One of the reasons there’s not much overt commentary on ideas such as these (apart from the difficulty in clearly articulating and sharing them) is that they’re downright ‘dangerous’, in the sense of Doug Caldwell experience, that if others start listening, then the border guards will need to bully someone real good to make an example of them.  The recent film ‘Expelled: No Intelligence Allowed’ gets into how the defence of BELIEFS in Darwinism is rudely, but quietly and stealthily, accomplished (People like Doug Caldwell are portrayed, by the border guards, as non-scientists and a popular approach to discredit them is to impute to them BELIEFS in ‘creationism’ or ‘intelligent design’, as if Darwinism and science was somehow ‘bypassing’  BELIEFS).

So, do we have ‘free will’?  Sure we do, if you want to BELIEVE we live in an absolute fixed and empty box as local organisms with our own local agency that  act/interact with others to whom we impute similar FICTIONAL REPRESENTATIONS.

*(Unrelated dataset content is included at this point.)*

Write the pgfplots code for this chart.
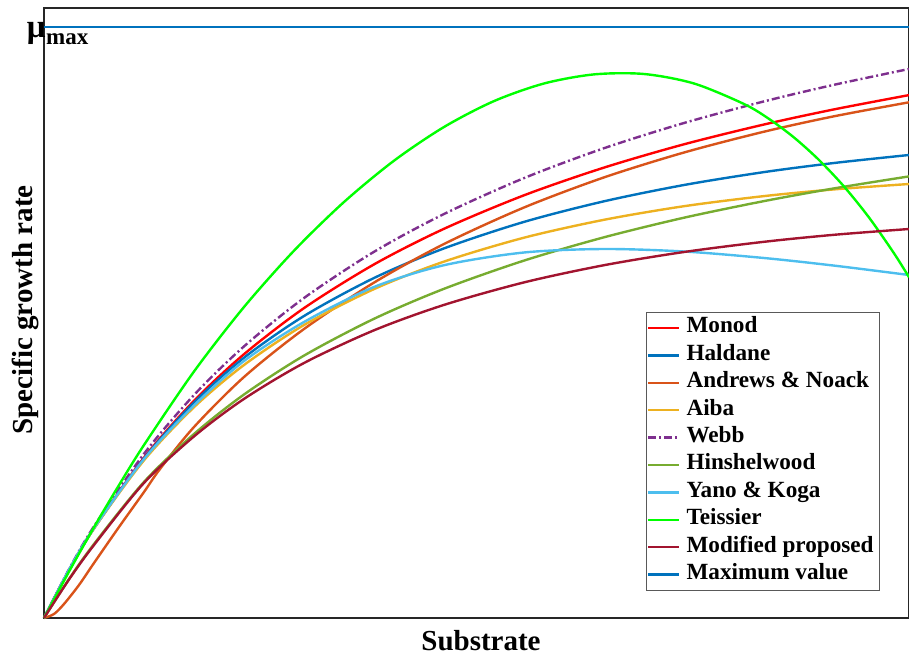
\documentclass[border=0pt]{standalone}
\usepackage{fontspec}
\setmainfont{Liberation Serif}
\usepackage{pgfplots}
\pgfplotsset{compat=1.18}
\definecolor{cMonod}{RGB}{255,0,0}
\definecolor{cHal}{HTML}{0072BD}
\definecolor{cAnd}{HTML}{D95319}
\definecolor{cAiba}{HTML}{EDB120}
\definecolor{cWebb}{HTML}{7E2F8E}
\definecolor{cHin}{HTML}{77AC30}
\definecolor{cYano}{HTML}{4DBEEE}
\definecolor{cTei}{RGB}{0,255,0}
\definecolor{cMod}{HTML}{A2142F}
\begin{document}
\begin{tikzpicture}
\begin{axis}[name=ax, scale only axis, width=432.5pt, height=305pt,
  xmin=0, xmax=865, ymin=0, ymax=610, xtick=\empty, ytick=\empty,
  axis line style={line width=0.75pt, black!85}, clip=false,
  legend style={at={(rel axis cs:0.9665,0.0443)}, anchor=south east, draw=black!65,
    font=\fontsize{11.6}{13}\selectfont\bfseries, inner xsep=2pt, inner ysep=1.5pt,
    row sep=0.7pt, column sep=0.5pt, nodes={inner sep=1pt, text height=8pt, text depth=3pt}},
  legend cell align=left,
  legend image code/.code={\path (0pt,0pt) (15.5pt,0pt); \draw[#1, overlay] (-1.5pt,0pt) -- (14pt,0pt);},
  every axis plot/.append style={line width=1.2pt}]
\addplot[cMonod, smooth] coordinates {(0,0) (25,47.9) (50,89.9) (100,160.4) (150,217.2) (200,263.8) (260,309.9) (330,353.6) (400,389.2) (480,422.7) (560,450.4) (640,473.7) (720,493.5) (790,508.6) (865,522.9)};
\addlegendentry{Monod}
\addplot[cHal, smooth] coordinates {(0,0) (25,47.8) (50,89.6) (100,159.5) (150,215.5) (200,260.3) (260,302.0) (330,340.0) (400,369.6) (480,396.1) (560,416.7) (640,433.0) (720,445.9) (790,455.0) (865,463.0)};
\addlegendentry{Haldane}
\addplot[cAnd, smooth] coordinates {(0,0) (10,4) (20,14) (35,33) (50,55) (75,91) (100,126) (116,149) (150,191) (200,241) (260,289) (330,335.4) (400,374) (480,410.5) (560,440.6) (640,465.5) (720,486.3) (790,501.7) (865,515.7)};
\addlegendentry{Andrews \& Noack}
\addplot[cAiba, smooth] coordinates {(0,0) (25,47.5) (50,89.5) (100,157.7) (150,210.8) (200,253.0) (260,293.0) (330,328.9) (400,356.4) (480,380.3) (560,398.2) (640,411.8) (720,421.9) (790,428.6) (865,434.0)};
\addlegendentry{Aiba}
\addplot[cWebb, smooth, dash pattern=on 4pt off 1.5pt on 1pt off 1.5pt] coordinates {(0,0) (25,48.7) (50,91.7) (100,164.2) (150,223.0) (200,271.6) (260,320.0) (330,366.2) (400,404.0) (480,439.9) (560,469.8) (640,495.0) (720,516.6) (790,533.2) (865,549.0)};
\addlegendentry{Webb}
\addplot[cHin, smooth] coordinates {(0,0) (25,39) (50,74) (100,136.1) (150,184.0) (200,223.5) (260,262.4) (330,299.2) (400,329.2) (480,357.4) (560,380.7) (640,400.3) (720,416.9) (790,429.6) (865,441.6)};
\addlegendentry{Hinshelwood}
\addplot[cYano, smooth] coordinates {(0,0) (25,48.2) (50,90) (100,159) (150,212.5) (200,257) (260,296) (330,331) (400,352.8) (480,365.5) (560,369) (640,366.5) (720,360) (790,352.4) (865,343)};
\addlegendentry{Yano \& Koga}
\addplot[cTei, smooth] coordinates {(0,0) (25,46.4) (50,90.8) (75,132.9) (100,173) (150,246.5) (200,311) (250,367.3) (300,416) (350,457.3) (400,491) (450,516.9) (500,534.5) (550,543.6) (600,544) (650,534.5) (700,514) (725,499.1) (750,480.5) (775,458) (800,431.5) (825,400.5) (850,364.7) (865,340.8)};
\addlegendentry{Teissier}
\addplot[cMod, smooth] coordinates {(0,0) (25,38.5) (50,73) (100,135.1) (150,181.6) (200,219.1) (260,255) (330,287.7) (400,313.1) (480,335.6) (560,352.8) (640,366.0) (720,376.2) (790,383.2) (865,389.0)};
\addlegendentry{Modified proposed}
\addplot[cHal] coordinates {(0,591) (865,591)};
\addlegendentry{Maximum value}
\end{axis}
\node[anchor=base west, inner sep=0pt] at ([xshift=-8.8pt,yshift=-15pt]ax.north west)
  {\fontsize{16.5}{16.5}\selectfont\bfseries μ\hspace{0.3pt}\raisebox{-3.5pt}{\fontsize{11.5}{11.5}\selectfont max}};
\node[rotate=90, anchor=base, inner sep=0pt, font=\fontsize{14.5}{14.5}\selectfont\bfseries]
  at ([xshift=-6pt,yshift=1.5pt]ax.west) {Specific growth rate};
\node[anchor=base, inner sep=0pt, font=\fontsize{14.5}{14.5}\selectfont\bfseries]
  at ([xshift=2.25pt,yshift=-16pt]ax.south) {Substrate};
\pgfresetboundingbox
\path[use as bounding box] ([xshift=-22pt,yshift=-18pt]ax.south west) rectangle ([yshift=4pt]ax.north east);
\end{tikzpicture}
\end{document}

While we cannot ‘make a better world’ in the sense of using our notional ‘local agency’ to construct it, we can, if we acknowledge that we are the result rather than than the cause of the habitat dynamics we are included in, use our inhabitant-ability to condition the habitat dynamics we are included in which are at the same time conditioning our inhabitant dynamics, in such as manner as to cultivate and sustain harmony in the common flow (interdependent web-of-life’) we all share inclusion in.  We know how to do this.  We do it as friendly drivers in the flow of the busy freeway.